June 8, 2026 // bogs // essay
This Website Does Not Use Cookies
There is no cookie banner on this site. No consent dialog. No popup asking you to accept forty-seven categories of tracking before you are allowed to read an essay. That is not an oversight. It is a choice.
The Banner Problem
Cookie banners are one of the great failures of modern web regulation. The intent was good: tell people when they are being tracked, and give them a way to say no. In practice, every website now greets you with a legal document disguised as a modal. Most people click "Accept All" because the alternative is navigating a twelve-tab preference center designed by someone who clearly did not want you to say no. The banners do not protect anyone. They just add friction to the experience of being surveilled.
The real solution is not a better banner. It is not needing one in the first place.

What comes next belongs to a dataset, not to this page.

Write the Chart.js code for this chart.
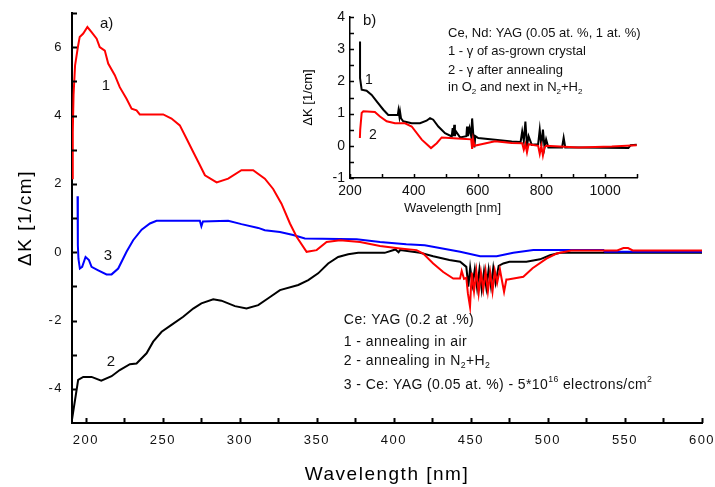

What Plausible Does Differently
This site uses Plausible for analytics. Plausible is interesting because of what it does not do. It does not set cookies. It does not use localStorage. It does not fingerprint your browser. It does not build a profile across sessions. It does not follow you around the internet. It counts page views without identifying the person viewing the page.

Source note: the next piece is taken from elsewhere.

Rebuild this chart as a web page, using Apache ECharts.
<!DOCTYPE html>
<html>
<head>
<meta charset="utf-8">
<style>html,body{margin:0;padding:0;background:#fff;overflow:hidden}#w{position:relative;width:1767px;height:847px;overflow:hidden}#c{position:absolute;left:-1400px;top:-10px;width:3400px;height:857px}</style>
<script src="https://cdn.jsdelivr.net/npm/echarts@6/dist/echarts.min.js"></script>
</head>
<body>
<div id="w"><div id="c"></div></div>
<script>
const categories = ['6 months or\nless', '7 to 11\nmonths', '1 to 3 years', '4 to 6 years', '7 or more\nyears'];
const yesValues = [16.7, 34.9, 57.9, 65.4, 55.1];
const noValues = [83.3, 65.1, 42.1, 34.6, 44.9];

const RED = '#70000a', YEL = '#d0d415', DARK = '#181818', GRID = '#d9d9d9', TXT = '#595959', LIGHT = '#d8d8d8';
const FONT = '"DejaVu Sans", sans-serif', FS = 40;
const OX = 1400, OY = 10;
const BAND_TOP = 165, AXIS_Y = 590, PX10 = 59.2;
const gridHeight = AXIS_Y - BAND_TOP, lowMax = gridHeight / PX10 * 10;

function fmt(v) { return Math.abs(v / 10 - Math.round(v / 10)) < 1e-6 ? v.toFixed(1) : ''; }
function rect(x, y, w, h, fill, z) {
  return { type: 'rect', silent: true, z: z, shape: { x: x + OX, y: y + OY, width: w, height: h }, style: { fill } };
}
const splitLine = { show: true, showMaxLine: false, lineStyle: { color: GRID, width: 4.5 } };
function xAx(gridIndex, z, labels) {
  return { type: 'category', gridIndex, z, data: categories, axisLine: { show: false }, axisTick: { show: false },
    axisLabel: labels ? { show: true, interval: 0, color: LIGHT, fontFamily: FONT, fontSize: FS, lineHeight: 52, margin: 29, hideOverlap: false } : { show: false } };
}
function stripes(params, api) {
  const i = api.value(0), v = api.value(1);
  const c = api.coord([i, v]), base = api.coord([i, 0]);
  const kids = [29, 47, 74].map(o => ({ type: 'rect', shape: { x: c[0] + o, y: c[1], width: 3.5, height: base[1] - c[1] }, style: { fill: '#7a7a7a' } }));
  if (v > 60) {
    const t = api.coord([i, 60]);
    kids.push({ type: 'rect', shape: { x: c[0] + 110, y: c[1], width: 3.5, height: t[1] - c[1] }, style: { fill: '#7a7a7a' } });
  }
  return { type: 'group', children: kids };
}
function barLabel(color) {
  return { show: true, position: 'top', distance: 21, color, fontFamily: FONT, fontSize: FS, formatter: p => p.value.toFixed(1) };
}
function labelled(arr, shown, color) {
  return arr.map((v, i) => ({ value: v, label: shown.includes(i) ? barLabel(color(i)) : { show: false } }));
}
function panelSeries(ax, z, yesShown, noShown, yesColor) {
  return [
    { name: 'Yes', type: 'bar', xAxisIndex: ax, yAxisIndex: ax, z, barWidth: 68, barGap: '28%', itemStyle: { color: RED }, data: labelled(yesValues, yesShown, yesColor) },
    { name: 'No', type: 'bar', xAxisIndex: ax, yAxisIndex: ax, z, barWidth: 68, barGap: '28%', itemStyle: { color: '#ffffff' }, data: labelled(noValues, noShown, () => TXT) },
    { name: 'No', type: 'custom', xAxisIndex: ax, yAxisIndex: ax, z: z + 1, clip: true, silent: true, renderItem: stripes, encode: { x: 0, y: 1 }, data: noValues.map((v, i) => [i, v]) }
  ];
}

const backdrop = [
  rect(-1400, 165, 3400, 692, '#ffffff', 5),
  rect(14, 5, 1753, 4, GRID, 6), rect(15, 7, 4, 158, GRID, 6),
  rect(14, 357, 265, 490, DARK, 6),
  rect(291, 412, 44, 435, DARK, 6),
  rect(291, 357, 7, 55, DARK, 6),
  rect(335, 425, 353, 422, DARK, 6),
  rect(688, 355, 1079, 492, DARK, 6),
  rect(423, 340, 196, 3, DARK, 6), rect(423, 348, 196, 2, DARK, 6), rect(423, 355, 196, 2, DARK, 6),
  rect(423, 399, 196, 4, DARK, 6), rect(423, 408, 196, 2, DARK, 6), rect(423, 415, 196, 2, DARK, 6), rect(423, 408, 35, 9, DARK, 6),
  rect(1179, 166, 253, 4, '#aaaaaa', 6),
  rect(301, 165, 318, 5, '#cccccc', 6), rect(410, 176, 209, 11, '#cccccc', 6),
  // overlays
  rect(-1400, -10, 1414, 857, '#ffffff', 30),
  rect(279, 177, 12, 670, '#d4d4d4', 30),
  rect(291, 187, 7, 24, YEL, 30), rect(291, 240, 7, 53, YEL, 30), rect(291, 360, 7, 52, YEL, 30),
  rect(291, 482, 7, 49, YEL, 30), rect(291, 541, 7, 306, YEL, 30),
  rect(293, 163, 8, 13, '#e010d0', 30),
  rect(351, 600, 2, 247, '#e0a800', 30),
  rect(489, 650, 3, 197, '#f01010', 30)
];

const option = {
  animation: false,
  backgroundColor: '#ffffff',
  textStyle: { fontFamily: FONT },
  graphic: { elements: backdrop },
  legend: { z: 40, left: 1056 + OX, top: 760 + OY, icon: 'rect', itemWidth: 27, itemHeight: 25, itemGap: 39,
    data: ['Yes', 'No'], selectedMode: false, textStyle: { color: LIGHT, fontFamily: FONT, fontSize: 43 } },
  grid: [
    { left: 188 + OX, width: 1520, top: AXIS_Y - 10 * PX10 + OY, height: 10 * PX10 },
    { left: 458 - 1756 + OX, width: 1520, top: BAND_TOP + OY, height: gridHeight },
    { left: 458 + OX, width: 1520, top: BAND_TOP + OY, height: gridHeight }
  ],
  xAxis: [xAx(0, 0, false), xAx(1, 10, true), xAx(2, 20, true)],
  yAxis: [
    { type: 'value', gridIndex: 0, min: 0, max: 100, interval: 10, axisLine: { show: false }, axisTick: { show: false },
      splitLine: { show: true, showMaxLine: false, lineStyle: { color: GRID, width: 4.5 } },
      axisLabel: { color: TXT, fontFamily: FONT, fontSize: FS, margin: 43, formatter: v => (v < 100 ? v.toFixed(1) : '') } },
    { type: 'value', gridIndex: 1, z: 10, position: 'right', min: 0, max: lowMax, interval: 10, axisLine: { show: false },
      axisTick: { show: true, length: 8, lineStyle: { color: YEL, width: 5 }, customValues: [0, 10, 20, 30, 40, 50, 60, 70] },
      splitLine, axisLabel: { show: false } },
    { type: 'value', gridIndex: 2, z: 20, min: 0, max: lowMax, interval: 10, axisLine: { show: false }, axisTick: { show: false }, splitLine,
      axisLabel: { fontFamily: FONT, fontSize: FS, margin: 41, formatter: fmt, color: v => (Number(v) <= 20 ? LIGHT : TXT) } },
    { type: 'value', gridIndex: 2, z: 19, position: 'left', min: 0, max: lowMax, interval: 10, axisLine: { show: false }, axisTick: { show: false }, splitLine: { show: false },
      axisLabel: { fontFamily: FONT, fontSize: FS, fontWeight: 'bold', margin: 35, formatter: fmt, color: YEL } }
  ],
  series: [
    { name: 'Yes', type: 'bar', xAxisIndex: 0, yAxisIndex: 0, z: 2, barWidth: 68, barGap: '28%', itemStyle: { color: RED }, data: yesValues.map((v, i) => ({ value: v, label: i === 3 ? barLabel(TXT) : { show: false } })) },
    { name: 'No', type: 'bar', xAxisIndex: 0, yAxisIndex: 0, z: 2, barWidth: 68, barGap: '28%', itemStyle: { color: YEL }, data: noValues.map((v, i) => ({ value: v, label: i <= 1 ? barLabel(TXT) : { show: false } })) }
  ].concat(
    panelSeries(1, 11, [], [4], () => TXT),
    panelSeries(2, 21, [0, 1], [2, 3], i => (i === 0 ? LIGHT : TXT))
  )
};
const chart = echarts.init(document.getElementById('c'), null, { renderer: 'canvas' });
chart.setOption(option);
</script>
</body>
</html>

How? Instead of assigning you a persistent identifier, Plausible generates a daily hash from your IP address and User-Agent string. That hash rotates every twenty-four hours and is never stored. There is no way to reconstruct who visited what, or to connect Tuesday's visitor to Wednesday's. The data that comes out the other end is aggregate: which pages were popular, which countries visitors came from, which referrers sent traffic. Useful information. Not surveillance. Just statistics.
Why This Matters Legally
Under GDPR, you need consent before storing or reading data on a visitor's device. Cookies require consent. Fingerprinting requires consent. Anything that identifies a person across sessions requires consent. Plausible does none of these things. No data is stored on your device. No individual is identified. No consent is needed.

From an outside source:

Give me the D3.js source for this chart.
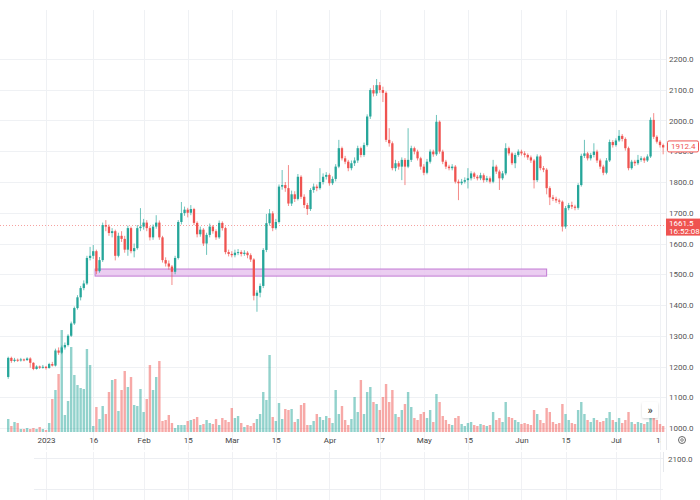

This is not a legal grey area. The EU's own data protection authorities have confirmed that cookieless, non-identifying analytics do not require a consent banner. If you do not track people, you do not need to ask permission to track people. It really is that simple.
What I Get to See
The Plausible dashboard tells me which pages get read, where traffic comes from, and roughly which part of the world the reader is in. It does not tell me who you are. It does not tell me what you did before you got here. It does not sell that data to anyone. I know what is popular. I do not know who is reading it. That is the right trade-off.
The Point
A personal website should not feel like it is interrogating you. You should be able to read something without first negotiating the terms under which you are allowed to be observed. This site is static HTML, a few CSS files, and one lightweight analytics script that respects the fact that you are a person, not a data point.
No cookies. No banners. No tracking. Just pages.